2月16日、ゼンリンとゼンリンデータコムがGIS(地理情報システム)アプリケーション「OA-Light III」の発表会を開催。その席上で同社のデジタル地図ビジネスの現状と将来の展望が語られた(2月16日の記事参照)。ゼンリンによると、デジタル地図の需要は官公庁から民間企業まで高まっており、「2007年には(第3世代)携帯電話にGPS機能が標準搭載される動きもあり、裾野の拡大が予想される」(ゼンリン)という。
デジタル地図市場の広まりとともに重要なのが、デジタル地図の高密度化・高付加価値化である。分かりやすい例としてはカーナビケーションがある。現在のカーナビは道路の高低差まで加味した位置測位や、車線別の規制情報に基づいたルート案内を行っている。これらの機能を実現するため、カーナビ用のデジタル地図は進化し、今では「高低差情報」や「車線別情報」が含まれるようになった。本来は2次元の地図に立体的に付加価値情報が載り、高密度化しているのだ。
2004年には、パイオニアとソニーが街の景観をCGで再現する機能を搭載した。この機能を実現するために、実際の街並みをカメラで撮影し、デジタルスキャンされた「構造物情報」が地図に含まれるようになった。今後、カーナビはクルマの先進安全装備や快適装備とも連携していくが、それを実現する上で重要なのが「正確で、情報密度の高いデジタル地図」である。
また、歩行者向け情報サービスにおいてもデジタル地図は重要だ。「歩行者ナビゲーション」はまだ発展途上だが、それは歩行者が求めるリアルワールドの情報に対して、デジタル地図の情報量が圧倒的に少ないからだ。カーナビならば道路とロードサイド施設の情報があれば一応の満足感が得られる。しかし歩行者は、クルマよりも多様なルートを歩くことができる上に、移動中に可能な行動の選択肢が多い。おのずと周囲に求める情報も増えることになる。例えば最近ならば、「明るくて人通りが多く、安全な道が知りたい」というニーズは多いだろう。しかし、現在のデジタル地図ではそういった情報は知りようがない。

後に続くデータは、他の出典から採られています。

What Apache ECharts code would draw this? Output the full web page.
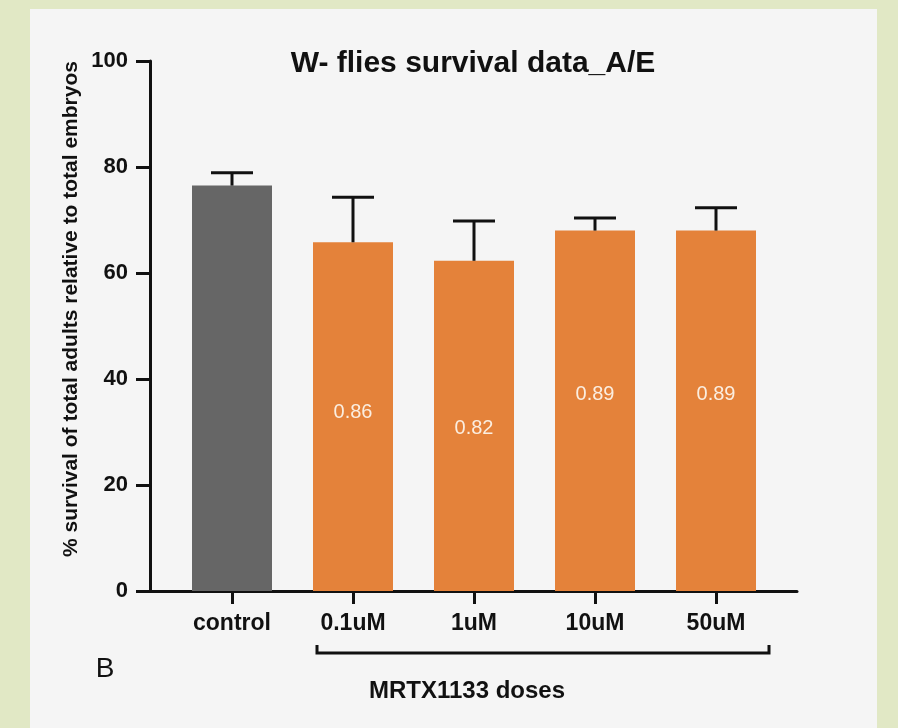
<!DOCTYPE html>
<html>
<head>
<meta charset="utf-8">
<script src="https://cdn.jsdelivr.net/npm/echarts@6/dist/echarts.min.js"></script>
<style>
  html, body { margin:0; padding:0; width:898px; height:728px; background:#e1e8c5; overflow:hidden; }
  #panel { position:absolute; left:30px; top:9px; width:847px; height:719px; background:#f5f5f5; }
  #chart { position:absolute; left:0; top:0; width:898px; height:728px; }
</style>
</head>
<body>
<div id="panel"></div>
<div id="chart"></div>
<script>
// ---- data ----
const categories = ['control', '0.1uM', '1uM', '10uM', '50uM'];
const meanValues = [76.5, 65.8, 62.3, 68.0, 68.0];
const upperError = [2.4, 8.5, 7.5, 2.4, 4.3];
const barColors = ['#666666', '#e4823a', '#e4823a', '#e4823a', '#e4823a'];
const ratioLabels = ['', '0.86', '0.82', '0.89', '0.89'];
const ratioLabelY = [null, 33.7, 30.6, 37, 37];
const yTicks = [0, 20, 40, 60, 80, 100];

const FONT = '"Liberation Sans", Arial, Helvetica, sans-serif';
const chart = echarts.init(document.getElementById('chart'), null, { renderer: 'canvas' });

const barData = meanValues.map((v, i) => ({ value: v, itemStyle: { color: barColors[i] } }));
const errData = meanValues.map((v, i) => [i, v, v + upperError[i]]);
const labData = ratioLabels.map((t, i) => [i, ratioLabelY[i] == null ? 0 : ratioLabelY[i], t]).filter(d => d[2] !== '');

const option = {
  backgroundColor: 'transparent',
  animation: false,
  grid: [
    { left: 150, right: 101, top: 61, bottom: 137 },
    { left: 171.5, right: 121.5, top: 61, bottom: 137 }
  ],
  xAxis: [
    { type: 'value', gridIndex: 0, min: 0, max: 1,
      axisLine: { show: true, lineStyle: { color: '#111', width: 3 } },
      axisTick: { show: false }, axisLabel: { show: false }, splitLine: { show: false } },
    { type: 'category', gridIndex: 1, data: categories,
      axisLine: { show: false },
      axisTick: { show: true, alignWithLabel: true, length: 13, lineStyle: { color: '#111', width: 3 } },
      axisLabel: { color: '#111', fontFamily: FONT, fontWeight: 'bold', fontSize: 23, margin: 21 },
      splitLine: { show: false } }
  ],
  yAxis: [
    { type: 'value', gridIndex: 0, min: 0, max: 100, interval: 20,
      axisLine: { show: true, lineStyle: { color: '#111', width: 3 } },
      axisTick: { show: true, length: 14, lineStyle: { color: '#111', width: 3 } },
      axisLabel: { color: '#111', fontFamily: FONT, fontWeight: 'bold', fontSize: 22, margin: 22,
        formatter: v => (yTicks.indexOf(v) >= 0 ? String(v) : '') },
      splitLine: { show: false } },
    { type: 'value', gridIndex: 1, min: 0, max: 100, interval: 20, show: false, splitLine: { show: false } }
  ],
  series: [
    { type: 'bar', xAxisIndex: 1, yAxisIndex: 1, data: barData, barWidth: 80, z: 2 },
    { type: 'custom', xAxisIndex: 1, yAxisIndex: 1, z: 3, data: errData,
      renderItem: function (params, api) {
        const x = api.coord([api.value(0), api.value(1)])[0];
        const yB = api.coord([api.value(0), api.value(1)])[1];
        const yT = api.coord([api.value(0), api.value(2)])[1];
        const half = 21;
        const st = { stroke: '#111', lineWidth: 3 };
        return { type: 'group', children: [
          { type: 'line', shape: { x1: x, y1: yB, x2: x, y2: yT }, style: st },
          { type: 'line', shape: { x1: x - half, y1: yT, x2: x + half, y2: yT }, style: st }
        ] };
      } },
    { type: 'custom', xAxisIndex: 1, yAxisIndex: 1, z: 4, data: labData,
      renderItem: function (params, api) {
        const p = api.coord([api.value(0), api.value(1)]);
        return { type: 'text', x: p[0], y: p[1], style: {
          text: labData[params.dataIndex][2], fill: '#fbeee0', font: '20px ' + FONT,
          align: 'center', verticalAlign: 'middle' } };
      } }
  ],
  graphic: [
    { type: 'text', x: 473, y: 64, style: { text: 'W- flies survival data_A/E', fill: '#111',
        font: 'bold 30px ' + FONT, align: 'center', verticalAlign: 'middle' } },
    { type: 'text', x: 71, y: 309, rotation: Math.PI / 2, style: {
        text: '% survival of total adults relative to total embryos', fill: '#111',
        font: 'bold 21px ' + FONT, align: 'center', verticalAlign: 'middle' } },
    { type: 'text', x: 105, y: 669, style: { text: 'B', fill: '#111', font: '28px ' + FONT,
        align: 'center', verticalAlign: 'middle' } },
    { type: 'text', x: 467, y: 691, style: { text: 'MRTX1133 doses', fill: '#111',
        font: 'bold 24px ' + FONT, align: 'center', verticalAlign: 'middle' } },
    { type: 'polyline', shape: { points: [[317, 645], [317, 653], [769, 653], [769, 645]] },
      style: { stroke: '#111', lineWidth: 3, fill: null } }
  ]
};
chart.setOption(option);
</script>
</body>
</html>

今回、ゼンリンが展示した「歩行者用ナビゲーション」では、道路(車道)中心の考え方だった従来のナビゲーション地図から一歩踏み出し、歩道や地下通路、公共施設の建物内通過など、歩行者の視点に立った地図作りを行った。このようなデジタル地図の高密度化ができるのは「約27万人の調査員による実地調査体制のたまもの」(小袋克美・ゼンリン営業本部企画推進部課長)だという。
「地図師があまりに正確な地図を描くと、地図は街と同じ大きさになってしまう」──古くから伝わる地図のジレンマは、デジタル化と検索技術の発達で乗り越えることができた。携帯電話の進化が、デジタル地図のポータブル化も可能にした。“街と同じ大きさのデジタル地図”はリアルワールドの情報化で欠かせない要素であり、その完成は様々な新ビジネスの礎になるだろう。